They are an odd pair: A geeky-cool 30-something music dude and a solidly boomer science guy. And they are purveyors of an even more unlikely phenomenon: The re-invention of radio, that hoariest of mass media, with a strange and original show that has a fanatical following of close to three million, many of them 20- and 30-somethings.


Meet Jad Abumrad and Robert Krulwich, the inventor-hosts of Radiolab, who combine obscure scientific phenomena (the infinitude of chess moves, the inexplicable nature of chance) and odd stories (two identical girls who meet via an errant balloon) into a kind of philosophical vaudeville show. Which somehow, through probing questions, gradual revelations, startling conclusions and means the hosts don’t entirely understand themselves, almost always leads to a mind-bending sense of disorientation and wonder.


Ponder the nature of chance all you want. It still doesn’t explain why a young girl named Laura Buxton can let go of a balloon with her name on it on one side of England, and have it catch on the backyard fence of another girl named Laura Buxton (same looks, same pet, almost the same age) on the opposite side of the country.


“If it were something you could answer, we wouldn’t go near it,” says Abumrad, 38, from New York public radio station WNYC, where he and Krulwich, 64, produce Radiolab. “We’re both prone to magical thinking and mistrustful of that, and we’re also people who just want to believe in mystery. So the show is an ultimate fighting death match between those things.


“If you get to an answer, what’s more deflating than that? You want to get to this real profound mystery.”


Krulwich chimes in: “The trick of the show is to have a magically adhesive set of incompletions.”


“A magically – what did you say?” Abumrad asks.


“A magically adhesive set of incompletions,” Krulwich repeats.


Abumrad mumbles to himself, then marvels: “Nicely done Krulwich! I’m gonna repeat that, and you’ll say how smart I am.”


That mix of painstaking seriousness and spontaneous silliness is key to Radiolab’s appeal. Since its launch at WNYC in 2005, the hour-long show has become a staple at 300 public radio stations around the country, including South Florida’s WLRN-FM (91.3), where it airs Saturdays at noon. While its estimated listenership of one million is large by public radio standards, another 1.8 million listen via podcast. The show got a boost in visibility last summer after Abumrad was awarded a MacArthur “genius” grant.


The duo have added a live show, which they bring to the Fillmore Miami Beach on Wednesday, accompanied by comedian Demetri Martin, musician Thao Nguyen and dancers who recreate, among other things, a jellyfish and an octopus’ eye.


They’ve ventured away from the studio, not from any ambition to be the hipster Prairie Home Companion, but to find a playful, alternative outlet from the painstaking radio show, whose spontaneous-sounding episodes take weeks to produce.

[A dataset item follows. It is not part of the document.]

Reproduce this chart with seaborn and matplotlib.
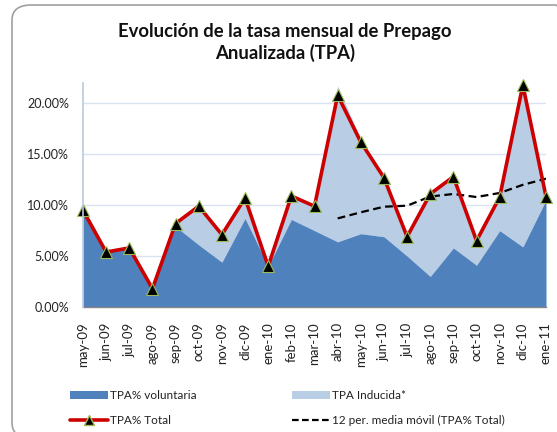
import matplotlib
matplotlib.use("Agg")
import matplotlib.pyplot as plt
import seaborn as sns
import numpy as np
import pandas as pd
from matplotlib.patches import FancyBboxPatch, Patch
from matplotlib.lines import Line2D
from matplotlib.ticker import PercentFormatter

months = ["may-09", "jun-09", "jul-09", "ago-09", "sep-09", "oct-09", "nov-09",
          "dic-09", "ene-10", "feb-10", "mar-10", "abr-10", "may-10", "jun-10",
          "jul-10", "ago-10", "sep-10", "oct-10", "nov-10", "dic-10", "ene-11"]
voluntaria = [9.5, 5.4, 5.8, 1.8, 7.9, 6.1, 4.4, 8.7, 4.0, 8.6, 7.5, 6.4, 7.2,
              6.9, 5.0, 3.0, 5.8, 4.1, 7.5, 5.9, 10.5]
inducida = [0.0, 0.0, 0.0, 0.0, 0.3, 3.8, 2.7, 2.0, 0.0, 2.3, 2.4, 15.3, 9.3,
            5.9, 1.9, 8.1, 7.0, 2.4, 3.3, 15.9, 0.35]
total = [9.5, 5.4, 5.8, 1.8, 8.2, 9.9, 7.1, 10.7, 4.0, 10.9, 9.9, 20.8, 16.2,
         12.7, 6.9, 11.1, 12.8, 6.5, 10.8, 21.8, 10.85]
media_movil = [np.nan] * 11 + [8.7, 9.3, 9.85, 9.95, 10.85, 11.1, 10.8, 11.2,
                                12.0, 12.6]
yticks = [0, 5, 10, 15, 20]

df = pd.DataFrame({"mes": months, "x": range(len(months)),
                   "vol": np.array(voluntaria) / 100,
                   "ind": np.array(inducida) / 100,
                   "total": np.array(total) / 100,
                   "mm": np.array(media_movil) / 100})

sns.set_theme(style="white")
plt.rcParams["font.family"] = ["Lato", "DejaVu Sans"]

W, H = 557, 432
fig = plt.figure(figsize=(W / 100, H / 100), dpi=100)
ax = fig.add_axes([83 / W, 1 - 307 / H, (546 - 83) / W, (307 - 83) / H])

# rounded border
fig.patches.append(FancyBboxPatch((12 / W, -6 / H), (575 - 12) / W, (427 + 6) / H,
                                  boxstyle="round,pad=0,rounding_size=0.035",
                                  transform=fig.transFigure, fill=False,
                                  ec="#A0A0A0", lw=1.2, zorder=-1))

dark = "#4F81BD"
light = "#B9CDE5"
red = "#CC0000"

ax.fill_between(df["x"], 0, df["vol"], color=dark, lw=0, zorder=2)
ax.fill_between(df["x"], df["vol"], df["vol"] + df["ind"], color=light, lw=0, zorder=1)
sns.lineplot(data=df, x="x", y="total", ax=ax, color=red, lw=2.6, marker="^",
             markersize=8, markerfacecolor="black", markeredgecolor="#9BBB59",
             markeredgewidth=0.8, zorder=4, clip_on=False)
sns.lineplot(data=df.dropna(), x="x", y="mm", ax=ax, color="black", lw=1.6,
             ls=(0, (3.5, 2)), zorder=3)

ax.set_xlim(0, 20)
ax.set_ylim(0, 0.22)
ax.set_yticks(np.array(yticks) / 100)
ax.yaxis.set_major_formatter(PercentFormatter(1.0, decimals=2))
ax.set_xticks(df["x"])
ax.set_xticklabels(months, rotation=90, fontsize=9.5, color="#222222")
ax.tick_params(axis="y", labelsize=9, labelcolor="#222222", pad=10, length=0)
ax.tick_params(axis="x", pad=11, length=0)
ax.set_xlabel("")
ax.set_ylabel("")
ax.grid(axis="y", color="#D9E2F0", lw=1)
ax.set_axisbelow(True)
for s in ["top", "right"]:
    ax.spines[s].set_visible(False)
ax.spines["left"].set_color("#B9C9DF")
ax.spines["left"].set_linewidth(1.2)
ax.spines["bottom"].set_color("#868686")
ax.spines["bottom"].set_linewidth(1)
ax.spines["left"].set_zorder(5)

fig.text(285 / W, 1 - 31 / H, "Evolución de la tasa mensual de Prepago",
         ha="center", va="center", fontsize=13.3, fontweight="bold", color="#111111")
fig.text(285 / W, 1 - 53 / H, "Anualizada (TPA)",
         ha="center", va="center", fontsize=13.3, fontweight="bold", color="#111111")

h_vol = Patch(facecolor=dark, edgecolor="none")
h_ind = Patch(facecolor=light, edgecolor="none")
h_tot = Line2D([], [], color=red, lw=2.6, marker="^", markersize=7,
               markerfacecolor="black", markeredgecolor="#9BBB59")
h_mm = Line2D([], [], color="black", lw=1.6, ls=(0, (3, 1.5)))
kw = dict(frameon=False, fontsize=8.5, handlelength=3.2, handleheight=0.6,
          handletextpad=0.15, labelspacing=1.15, labelcolor="#222222",
          borderpad=0.2)
fig.legend([h_vol, h_tot], ["TPA% voluntaria", "TPA% Total"],
           loc="upper left", bbox_to_anchor=(62 / W, 1 - 382 / H), **kw)
fig.legend([h_ind, h_mm], ["TPA Inducida*", "12 per. media móvil (TPA% Total)"],
           loc="upper left", bbox_to_anchor=(284 / W, 1 - 382 / H), **kw)

fig.savefig("out.png", dpi=100)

“We just began to play — it was never planned,” says Abumrad. “It came from a sense of wanting to do something new. … The invention for us now is to be onstage.”


Their embrace of exploration and the unexpected are at the heart of Radiolab. Abumrad, the son of a doctor and a scientist who had studied music at Oberlin College, was hosting a late-night show on WNYC’s AM station when he met Krulwich, a veteran science reporter for NPR and ABC. They hit it off, and breakfasts together led to a temporary co-hosting gig on WNYC.